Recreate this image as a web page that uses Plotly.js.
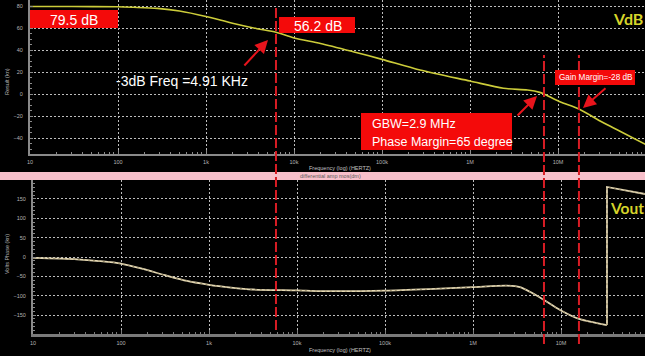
<!DOCTYPE html>
<html>
<head>
<meta charset="utf-8">
<script src="https://cdn.plot.ly/plotly-3.0.1.min.js"></script>
<style>
  html, body { margin: 0; padding: 0; background: #000; }
  #plot { width: 645px; height: 356px; }
</style>
</head>
<body>
<div id="plot"></div>
<script>
// Open-loop AC sweep of the differential amplifier: magnitude (dB) and phase (deg)

// Magnitude response
const magFreq = [10, 30, 100, 150, 280, 500, 1000, 2000, 3800, 6240, 10000, 20000, 47000,
                 100000, 270000, 1e6, 2.4e6, 4.5e6, 6.2e6, 6.93e6, 1.05e7, 1.73e7, 3.2e7, 5e7, 1e8];
const magDb = [79.5, 79.5, 79.3, 78.8, 77.8, 75.5, 70.5, 64.3, 59.4, 56.2, 51, 46, 38.5,
               31.5, 21.8, 11.8, 5.2, 3.6, 1.5, 0, -7, -13.6, -25.7, -33.6, -46];

// Phase response (wraps from -180 to +180 above 30 MHz)
const phaseFreq = [10, 31.6, 56.2, 100, 178, 316, 562, 1000, 1780, 3160, 10000, 18000, 100000, 316000,
                   1e6, 2.43e6, 3.42e6, 4.44e6, 6.4e6, 9.75e6, 1.6e7, 3.33e7, 3.33e7, 1e8];
const phaseDeg = [-2.5, -6, -10.5, -17, -31, -47, -62, -72, -79, -84, -86, -88, -87, -83,
                  -78, -74, -78, -90, -111, -137, -160, -176, 181, 161];

// Frequency axis ticks
const freqTicks = [10, 100, 1000, 1e4, 1e5, 1e6, 1e7, 1e8];
const freqTickText = ['10', '100', '1k', '10k', '100k', '1M', '10M', '100M'];

// Cursor frequencies: -3 dB point, unity-gain crossover, gain-margin point
const cursorFreqs = [6240, 6.93e6, 1.73e7];

// Annotation texts
const gainLabel = '79.5 dB';
const cursorLabel = '56.2 dB';
const bwLabel = '-3dB Freq =4.91 KHz';
const gbwLabel = 'GBW=2.9 MHz';
const pmLabel = 'Phase Margin=65 degree';
const gmLabel = 'Gain Margin=-28 dB';

// Minor tick positions (2..9 within each decade)
const minorFreq = [];
for (let d = 1; d < 8; d++) {
  for (let m = 2; m <= 9; m++) minorFreq.push(m * Math.pow(10, d));
}

// pixel -> paper helpers
const W = 645, H = 356;
const px = v => v / W;
const py = v => 1 - v / H;

const RED = '#f40a0a';
const LINE_RED = '#d81c24';
const AXIS_GREY = '#8a8a8a';
const GRID = '#bdbdbd';
const TICKFONT = { family: 'Liberation Sans, Arial, sans-serif', size: 5.5, color: '#b4b4b4' };

function freqAxis(domain, range, lw, color) {
  return {
    type: 'log', domain: domain, range: range,
    tickmode: 'array', tickvals: freqTicks, ticktext: freqTickText,
    showgrid: true, gridcolor: GRID, gridwidth: 1, griddash: '2px,2px',
    showline: true, linecolor: color, linewidth: lw,
    ticks: 'inside', ticklen: 4, tickcolor: color, tickwidth: 1,
    tickfont: TICKFONT, ticklabelstandoff: 1,
    minor: { tickmode: 'array', tickvals: minorFreq, ticks: 'inside', ticklen: 2,
             tickcolor: color, tickwidth: 1, showgrid: false },
    zeroline: false, fixedrange: true
  };
}

function valueAxis(domain, range, dtick, minorStep) {
  return {
    domain: domain, range: range, dtick: dtick, tick0: 0,
    showgrid: true, gridcolor: GRID, gridwidth: 1, griddash: '2px,2px',
    showline: true, linecolor: AXIS_GREY, linewidth: 2,
    ticks: 'inside', ticklen: 3, tickcolor: AXIS_GREY,
    tickfont: TICKFONT, ticklabelstandoff: 4,
    minor: { dtick: minorStep, ticks: 'inside', ticklen: 2, tickcolor: AXIS_GREY, showgrid: false },
    zeroline: false, fixedrange: true
  };
}

// split the phase trace at the ±180° wrap so the smooth part stays smooth
const wrapIdx = phaseFreq.findIndex((f, i) => i > 0 && f === phaseFreq[i - 1]);
const phaseSegments = [
  { x: phaseFreq.slice(0, wrapIdx), y: phaseDeg.slice(0, wrapIdx), shape: 'spline' },
  { x: phaseFreq.slice(wrapIdx - 1), y: phaseDeg.slice(wrapIdx - 1), shape: 'linear' }
];

const traces = [
  {
    x: magFreq, y: magDb, xaxis: 'x', yaxis: 'y', type: 'scatter', mode: 'lines',
    line: { color: '#cccc3a', width: 1.6, shape: 'spline', smoothing: 0.8 },
    hoverinfo: 'skip'
  }
];
phaseSegments.forEach(seg => {
  traces.push({
    x: seg.x, y: seg.y, xaxis: 'x2', yaxis: 'y2', type: 'scatter', mode: 'lines',
    line: { color: '#e4d8b4', width: 1.8, shape: seg.shape, smoothing: 0.7 },
    hoverinfo: 'skip'
  });
  traces.push({
    x: seg.x, y: seg.y, xaxis: 'x2', yaxis: 'y2', type: 'scatter', mode: 'lines',
    line: { color: '#8c7d58', width: 0.8, dash: '2px,3px', shape: seg.shape, smoothing: 0.7 },
    hoverinfo: 'skip'
  });
});

// separator band between the two panes
const shapes = [
  { type: 'rect', xref: 'paper', yref: 'paper', x0: 0, x1: 1, y0: py(180), y1: py(172),
    fillcolor: '#f7bfca', line: { width: 0 }, layer: 'above' }
];

// cursor lines
const cursorTops = [7, 55, 55];
const cursorBottoms = [330, 344, 344];
cursorFreqs.forEach((f, i) => {
  shapes.push({
    type: 'line', xref: 'x', yref: 'paper', x0: f, x1: f,
    y0: py(cursorBottoms[i]), y1: py(cursorTops[i]),
    line: { color: LINE_RED, width: 2, dash: '10px,3px' }, layer: 'above'
  });
});

// label boxes
const boxes = [
  [30, 118, 10, 28],
  [279, 355, 17, 33],
  [361, 512, 113, 150],
  [555, 635, 70, 85]
];
boxes.forEach(b => {
  shapes.push({
    type: 'rect', xref: 'paper', yref: 'paper',
    x0: px(b[0]), x1: px(b[1]), y0: py(b[3]), y1: py(b[2]),
    fillcolor: RED, line: { width: 0 }, layer: 'above'
  });
});

const F = 'Liberation Sans, Arial, sans-serif';
function txt(text, x, y, size, color, opts) {
  return Object.assign({
    text: text, xref: 'paper', yref: 'paper', x: px(x), y: py(y),
    xanchor: 'center', yanchor: 'middle', showarrow: false,
    font: { family: F, size: size, color: color }
  }, opts || {});
}
function arrow(tx, ty, hx, hy) {
  return {
    text: '', xref: 'paper', yref: 'paper', x: px(hx), y: py(hy),
    ax: tx - hx, ay: ty - hy, showarrow: true,
    arrowhead: 2, arrowsize: 1.3, arrowwidth: 2, arrowcolor: '#e8141c'
  };
}

const annotations = [
  txt(gainLabel, 74, 19.5, 14, '#ffffff'),
  txt(cursorLabel, 318, 25.5, 14, '#ffffff'),
  txt(bwLabel, 182, 81, 14, '#ffffff'),
  txt(gbwLabel, 370, 124, 12.5, '#ffffff', { xanchor: 'left' }),
  txt(pmLabel, 370, 142, 12.5, '#ffffff', { xanchor: 'left' }),
  txt(gmLabel, 596, 77.5, 8.2, '#ffffff'),
  txt('<b>VdB</b>', 628, 18, 16, '#d6d42a', { font: { family: 'Lato, sans-serif', size: 16, color: '#d6d42a' } }),
  txt('<b>Vout</b>', 627, 208, 15.5, '#d6d42a', { font: { family: 'Lato, sans-serif', size: 15.5, color: '#d6d42a' } }),
  txt('Frequency (log) (HERTZ)', 340, 168, 5.5, '#c0c0c0'),
  txt('Frequency (log) (HERTZ)', 340, 350, 5.5, '#c0c0c0'),
  txt('differential amp mos(dm)', 298, 176, 5.5, '#5a5a5a', { xanchor: 'left' }),
  txt('Result (kn)', 7, 82, 5.5, '#b4b4b4', { textangle: -90 }),
  txt('Volts Phase (kn)', 7, 254, 5.5, '#b4b4b4', { textangle: -90 }),
  arrow(243, 67, 268, 40),
  arrow(516, 117, 537, 96),
  arrow(607, 87, 583, 108)
];

const layout = {
  width: W, height: H,
  margin: { l: 0, r: 0, t: 0, b: 0 },
  paper_bgcolor: '#000000', plot_bgcolor: '#000000',
  showlegend: false,
  xaxis: Object.assign(freqAxis([30 / W, 1], [1, 1 + 615 / 88], 2, AXIS_GREY), { anchor: 'y' }),
  yaxis: Object.assign(valueAxis([py(154), 1], [-54.5, 85.45], 20, 5), { anchor: 'x' }),
  xaxis2: Object.assign(freqAxis([33 / W, 1], [1, 1 + 612 / 88], 3, '#7a7a7a'), { anchor: 'y2' }),
  yaxis2: Object.assign(valueAxis([py(334), py(180)], [-199, 199], 50, 10), { anchor: 'x2' }),
  shapes: shapes,
  annotations: annotations
};

Plotly.newPlot('plot', traces, layout, { staticPlot: true, displayModeBar: false });
</script>
</body>
</html>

(TO DO):
Begin at the top of the material above and output each line exactly, stopping after the line that holds "5.5, color: '#b4b4b4'". Leave out pictures.

(REPLY):
Recreate this image as a web page that uses Plotly.js.
<!DOCTYPE html>
<html>
<head>
<meta charset="utf-8">
<script src="https://cdn.plot.ly/plotly-3.0.1.min.js"></script>
<style>
  html, body { margin: 0; padding: 0; background: #000; }
  #plot { width: 645px; height: 356px; }
</style>
</head>
<body>
<div id="plot"></div>
<script>
// Open-loop AC sweep of the differential amplifier: magnitude (dB) and phase (deg)

// Magnitude response
const magFreq = [10, 30, 100, 150, 280, 500, 1000, 2000, 3800, 6240, 10000, 20000, 47000,
                 100000, 270000, 1e6, 2.4e6, 4.5e6, 6.2e6, 6.93e6, 1.05e7, 1.73e7, 3.2e7, 5e7, 1e8];
const magDb = [79.5, 79.5, 79.3, 78.8, 77.8, 75.5, 70.5, 64.3, 59.4, 56.2, 51, 46, 38.5,
               31.5, 21.8, 11.8, 5.2, 3.6, 1.5, 0, -7, -13.6, -25.7, -33.6, -46];

// Phase response (wraps from -180 to +180 above 30 MHz)
const phaseFreq = [10, 31.6, 56.2, 100, 178, 316, 562, 1000, 1780, 3160, 10000, 18000, 100000, 316000,
                   1e6, 2.43e6, 3.42e6, 4.44e6, 6.4e6, 9.75e6, 1.6e7, 3.33e7, 3.33e7, 1e8];
const phaseDeg = [-2.5, -6, -10.5, -17, -31, -47, -62, -72, -79, -84, -86, -88, -87, -83,
                  -78, -74, -78, -90, -111, -137, -160, -176, 181, 161];

// Frequency axis ticks
const freqTicks = [10, 100, 1000, 1e4, 1e5, 1e6, 1e7, 1e8];
const freqTickText = ['10', '100', '1k', '10k', '100k', '1M', '10M', '100M'];

// Cursor frequencies: -3 dB point, unity-gain crossover, gain-margin point
const cursorFreqs = [6240, 6.93e6, 1.73e7];

// Annotation texts
const gainLabel = '79.5 dB';
const cursorLabel = '56.2 dB';
const bwLabel = '-3dB Freq =4.91 KHz';
const gbwLabel = 'GBW=2.9 MHz';
const pmLabel = 'Phase Margin=65 degree';
const gmLabel = 'Gain Margin=-28 dB';

// Minor tick positions (2..9 within each decade)
const minorFreq = [];
for (let d = 1; d < 8; d++) {
  for (let m = 2; m <= 9; m++) minorFreq.push(m * Math.pow(10, d));
}

// pixel -> paper helpers
const W = 645, H = 356;
const px = v => v / W;
const py = v => 1 - v / H;

const RED = '#f40a0a';
const LINE_RED = '#d81c24';
const AXIS_GREY = '#8a8a8a';
const GRID = '#bdbdbd';
const TICKFONT = { family: 'Liberation Sans, Arial, sans-serif', size: 5.5, color: '#b4b4b4' };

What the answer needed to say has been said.